Another pirate known to Carr was Thomas Tew:
Thomas Tew aka the Rhode Island Pirate was a 17th century privateer turned pirate and a friend to Governor Benjamin Fletcher of New York. He was probably born in Maidford, Northamptonshire, England before emigrating to the colonies as a child with his family. He lived in Newport, Rhode Island, moved to Bermuda in 1692, and based himself in Madagascar in the Indian Ocean, a popular hunting ground for 17th century pirates. His personal standard was a white arm holding a sword on a black ground; it means "we are ready to kill you".

He is one of the named founders of the possibly fictional pirate colony of Libertalia.

Captain William Kidd, before he himself turned pirate, was commissioned by King William III to hunt down pirate Thomas Tew.

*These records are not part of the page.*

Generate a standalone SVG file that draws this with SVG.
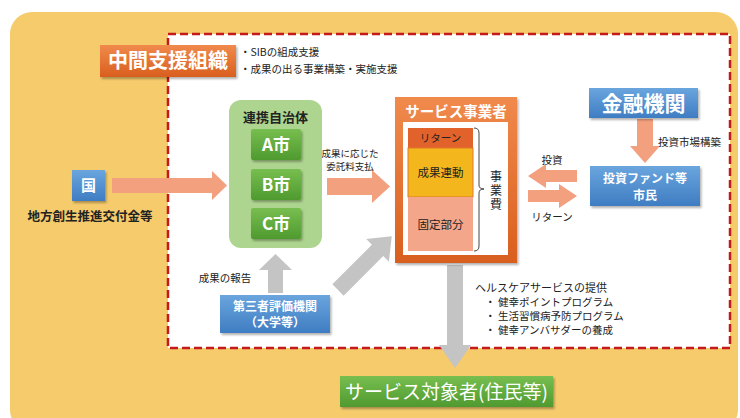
<svg xmlns="http://www.w3.org/2000/svg" width="740" height="418" viewBox="0 0 740 418">
<defs>
<linearGradient id="gOr" x1="0" y1="0" x2="0" y2="1"><stop offset="0" stop-color="#F08A4C"/><stop offset="1" stop-color="#D95F1F"/></linearGradient>
<linearGradient id="gBl" x1="0" y1="0" x2="0" y2="1"><stop offset="0" stop-color="#6AA5DE"/><stop offset="1" stop-color="#3F7DC2"/></linearGradient>
<linearGradient id="gGr" x1="0" y1="0" x2="0" y2="1"><stop offset="0" stop-color="#78BE50"/><stop offset="1" stop-color="#4F9A2F"/></linearGradient>
<filter id="sh" x="-10%" y="-10%" width="130%" height="140%"><feDropShadow dx="1.5" dy="2" stdDeviation="1.2" flood-color="#000" flood-opacity="0.3"/></filter>
<style>
text{font-family:"Noto Sans CJK JP","Noto Sans",sans-serif;fill:#222}
.w{fill:#fff;font-weight:bold}
.s{font-size:10.5px}
.c{text-anchor:middle}
.b{font-weight:bold}
.sal{fill:#F2A07E}
.gry{fill:#C4C4C4}
</style>
</defs>
<rect x="0" y="0" width="740" height="418" fill="#fff"/>
<rect x="10" y="12" width="728" height="420" rx="22" fill="#F5CB6C"/>
<rect x="168" y="34" width="562" height="314" fill="#fff" stroke="#C41A1A" stroke-width="2.5" stroke-dasharray="8 4"/>

<g id="connectors">
<polygon class="sal" points="112,178 212,178 212,171 227,185.5 212,200 212,193 112,193"/>
<polygon class="sal" points="327,178 372,178 372,170 390,186.5 372,203 372,195 327,195"/>
<polygon class="sal" points="577,170 546,170 546,164 528,176 546,188 546,182 577,182"/>
<polygon class="sal" points="528,190 559,190 559,184 577,196 559,208 559,202 528,202"/>
<polygon class="sal" points="637,119 653,119 653,146 660,146 645,163 630,146 637,146"/>
<polygon class="gry" points="268,293 283,293 283,270 292,270 275.5,254 259,270 268,270"/>
<polygon class="gry" points="447,265 463,265 463,345 471,345 455,368 439,345 447,345"/>
<polygon class="gry" transform="translate(338,290) rotate(-45)" points="0,-8 56,-8 56,-16 76,0 56,16 56,8 0,8"/>
<text class="s c" x="225" y="282">成果の報告</text>
<text class="c" x="350" y="157" font-size="9.5">成果に応じた</text>
<text class="c" x="350" y="170" font-size="9.5">委託料支払</text>
<text class="s c" x="552" y="164">投資</text>
<text class="s c" x="552" y="221">リターン</text>
<text class="s" x="658" y="146">投資市場構築</text>
</g>

<g id="chukan">
<rect x="100" y="45" width="136" height="32" fill="url(#gOr)" filter="url(#sh)"/>
<text class="w c" x="168" y="68" font-size="20">中間支援組織</text>
<text class="s" x="240" y="56">・SIBの組成支援</text>
<text class="s" x="240" y="73">・成果の出る事業構築・実施支援</text>
</g>

<g id="kuni">
<rect x="72" y="170" width="33" height="31" fill="url(#gBl)" filter="url(#sh)"/>
<text class="w c" x="88.5" y="191" font-size="15">国</text>
<text class="c b" x="90" y="221" font-size="12.5" fill="#333">地方創生推進交付金等</text>
</g>

<g id="renkei">
<rect x="229" y="100" width="93" height="148" rx="12" fill="#AED58F"/>
<text class="c b" x="275.5" y="122" font-size="13">連携自治体</text>
<rect x="251" y="129" width="50" height="31" rx="2" fill="url(#gGr)" filter="url(#sh)"/>
<text class="w c" x="276" y="151" font-size="17">A市</text>
<rect x="251" y="169" width="50" height="31" rx="2" fill="url(#gGr)" filter="url(#sh)"/>
<text class="w c" x="276" y="191" font-size="17">B市</text>
<rect x="251" y="208" width="50" height="31" rx="2" fill="url(#gGr)" filter="url(#sh)"/>
<text class="w c" x="276" y="230" font-size="17">C市</text>
</g>

<g id="service">
<rect x="395" y="97" width="122" height="166" fill="url(#gOr)" filter="url(#sh)"/>
<text class="w c" x="456" y="117" font-size="14.5">サービス事業者</text>
<rect x="403" y="122" width="105" height="133" fill="#fff"/>
<rect x="408" y="128" width="65" height="20" fill="#E2622B"/>
<rect x="408" y="148" width="65" height="49" fill="#F3B61C" stroke="#E2782B" stroke-width="1"/>
<rect x="408" y="197" width="65" height="54" fill="#F4A68A"/>
<text class="c" x="440.5" y="142" font-size="10.5">リターン</text>
<text class="c" x="440.5" y="177" font-size="11.5">成果連動</text>
<text class="c" x="440.5" y="229" font-size="11.5">固定部分</text>
<path d="M474,128 Q479,128 479,133 L479,185 Q479,189 484,189 Q479,189 479,193 L479,246 Q479,251 474,251" fill="none" stroke="#444" stroke-width="1"/>
<text x="496" y="170" font-size="12" letter-spacing="2" style="writing-mode:vertical-rl">事業費</text>
</g>

<g id="kinyu">
<rect x="589" y="88" width="109" height="30" fill="url(#gBl)" filter="url(#sh)"/>
<text class="w c" x="643.5" y="111" font-size="21">金融機関</text>
</g>

<g id="fund">
<rect x="590" y="166" width="110" height="40" fill="url(#gBl)" filter="url(#sh)"/>
<text class="w c" x="645" y="183" font-size="12">投資ファンド等</text>
<text class="w c" x="645" y="200" font-size="12">市民</text>
</g>

<g id="daisansha">
<rect x="220" y="295" width="110" height="38" fill="url(#gBl)" filter="url(#sh)"/>
<text class="w c" x="275" y="311" font-size="12">第三者評価機関</text>
<text class="w c" x="275" y="327" font-size="12">（大学等）</text>
</g>

<g id="health">
<text x="475" y="292" font-size="11">ヘルスケアサービスの提供</text>
<text x="485" y="306" font-size="10.5">・</text>
<text x="498" y="306" font-size="10.5">健幸ポイントプログラム</text>
<text x="485" y="320" font-size="10.5">・</text>
<text x="498" y="320" font-size="10.5">生活習慣病予防プログラム</text>
<text x="485" y="334" font-size="10.5">・</text>
<text x="498" y="334" font-size="10.5">健幸アンバサダーの養成</text>
</g>

<g id="taisho">
<rect x="340" y="376" width="213" height="31" fill="url(#gGr)" filter="url(#sh)"/>
<text class="w c" x="446.5" y="399" font-size="19" style="font-weight:normal">サービス対象者(住民等)</text>
</g>
</svg>
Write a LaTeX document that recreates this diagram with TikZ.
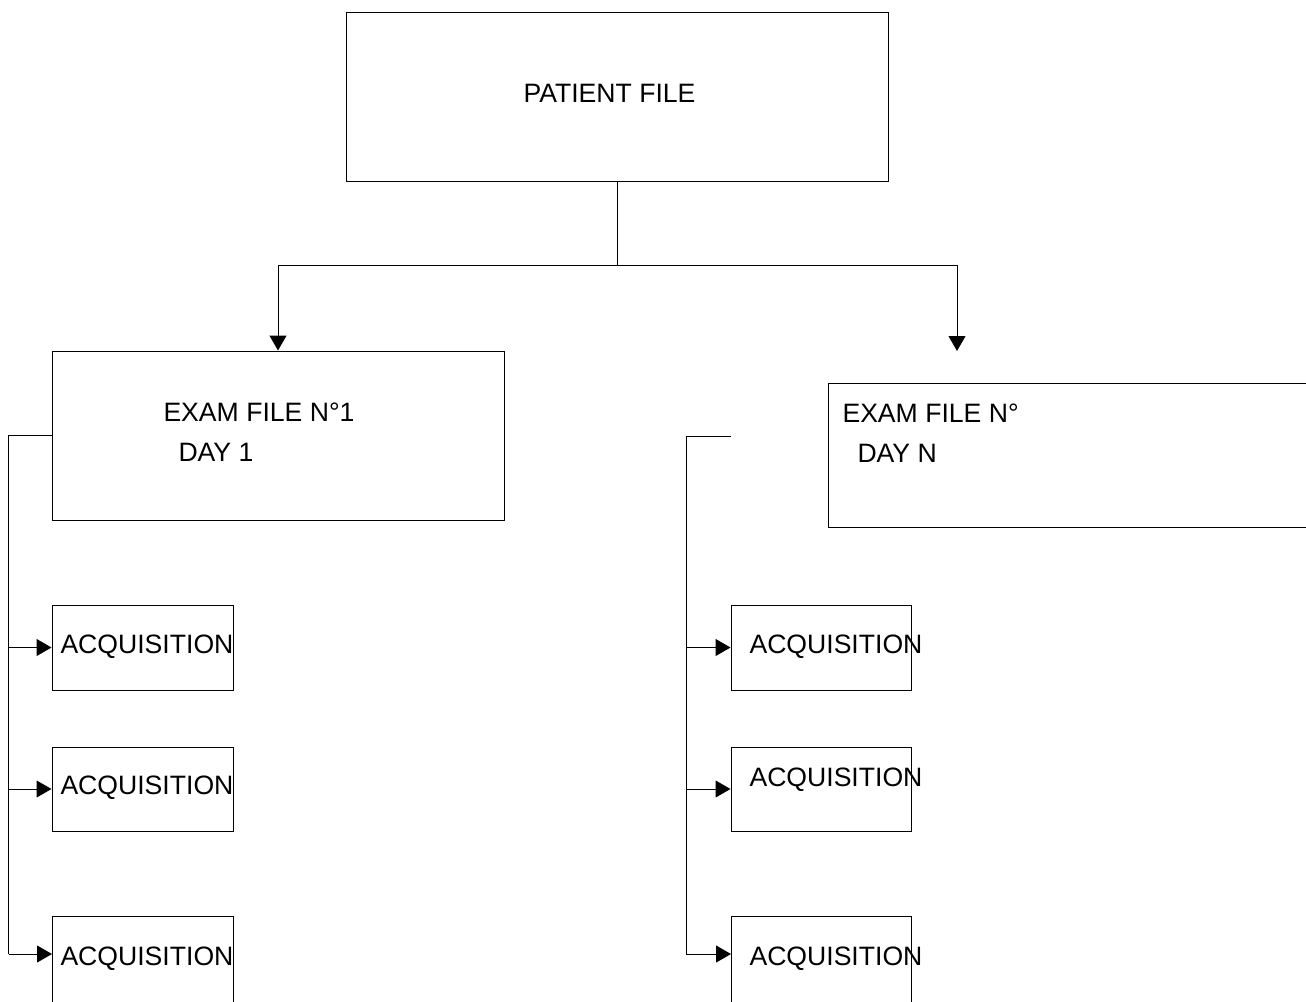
\documentclass[tikz,border=0pt]{standalone}
\usepackage{fontspec}
\setmainfont{Liberation Sans}
\usetikzlibrary{arrows.meta,calc}

\tikzset{
  filebox/.style={draw, rectangle, inner sep=0pt},
  txt/.style={inner sep=0pt, anchor=base west, font=\fontsize{13.3}{16}\selectfont},
  arr/.style={-{Triangle[length=7.5pt,width=8.5pt]}},
}

\begin{document}
\begin{tikzpicture}[x=0.5pt,y=-0.5pt,line width=0.5pt]
\clip (0,0) rectangle (1306,1001);
% files
\node[filebox, minimum width=271pt, minimum height=84.5pt] (patient) at (617,96.5) {};
\node[filebox, minimum width=226pt, minimum height=84.5pt] (exam1) at (278,435.5) {};
\node[filebox, minimum width=280pt, minimum height=72pt] (examN) at (1108,455) {};
\node[filebox, minimum width=90.5pt, minimum height=42.5pt] (acq11) at (142.5,647.5) {};
\node[filebox, minimum width=90.5pt, minimum height=42pt] (acq12) at (142.5,789) {};
\node[filebox, minimum width=90.5pt, minimum height=50pt, anchor=north west] (acq13) at (52,916) {};
\node[filebox, minimum width=90pt, minimum height=42.5pt] (acqN1) at (821,647.5) {};
\node[filebox, minimum width=90pt, minimum height=42pt] (acqN2) at (821,789) {};
\node[filebox, minimum width=90pt, minimum height=50pt, anchor=north west] (acqN3) at (731,916) {};
% texts
\node[txt] (ptxt) at (523,102.5) {PATIENT FILE};
\node[txt] (e1a) at (163,421.5) {EXAM FILE N°1};
\node[txt] (e1b) at (178,461.5) {DAY 1};
\node[txt] (eNa) at (842,422) {EXAM FILE N°};
\node[txt] (eNb) at (857,462) {DAY N};
\node[txt] (a11) at (60,653.5) {ACQUISITION};
\node[txt] (a12) at (60,794.5) {ACQUISITION};
\node[txt] (a13) at (60,965) {ACQUISITION};
\node[txt] (aN1) at (749,653.5) {ACQUISITION};
\node[txt] (aN2) at (749,786.5) {ACQUISITION};
\node[txt] (aN3) at (749,965) {ACQUISITION};
% patient -> exams
\coordinate (split) at (617,265);
\coordinate (tipN) at (957,351);
\draw (patient.south) -- (split);
\draw[arr] (split) -| (exam1.north);
\draw[arr] (split) -| (tipN);
% exam 1 -> acquisitions
\draw (exam1.west) -- ++(-43,0) coordinate (ltop) -- ($(ltop |- acq13.north west)+(0,38)$);
\draw[arr] (ltop |- acq11.west) -- (acq11.west);
\draw[arr] (ltop |- acq12.west) -- (acq12.west);
\draw[arr] ($(ltop |- acq13.north west)+(0,38)$) -- ($(acq13.north west)+(0,38)$);
% exam N -> acquisitions
\coordinate (rstub) at (731,436);
\draw (rstub) -- ++(-45,0) coordinate (rtop) -- ($(rtop |- acqN3.north west)+(0,38)$);
\draw[arr] (rtop |- acqN1.west) -- (acqN1.west);
\draw[arr] (rtop |- acqN2.west) -- (acqN2.west);
\draw[arr] ($(rtop |- acqN3.north west)+(0,38)$) -- ($(acqN3.north west)+(0,38)$);
\end{tikzpicture}
\end{document}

Tew died around 1695 in an engagement aboard the Fateh Muhammed, owned by the Great Mogul of India, before Captain Kidd reached him.

Rhode Island:
The closing years of the 17th century were characterized by a gradual transition from the agricultural to the commercial stage of civilization. Newport became the centre of an extensive business in piracy, privateering, smuggling, and legitimate trade.

Sir William Phips:
Edward Randolph, Royal Surveyor of Customs, struggled to enforce the Navigation Acts and complained in one of his reports to England that Governor Phips of Massachusetts had threatened to drub him as a public nuisance because by doing his duty, Randolph was interfering with private trade.  He also reported Governor Caleb Carr of Rhode Island, an illiterate who had turned R.I. into a free port for pirates.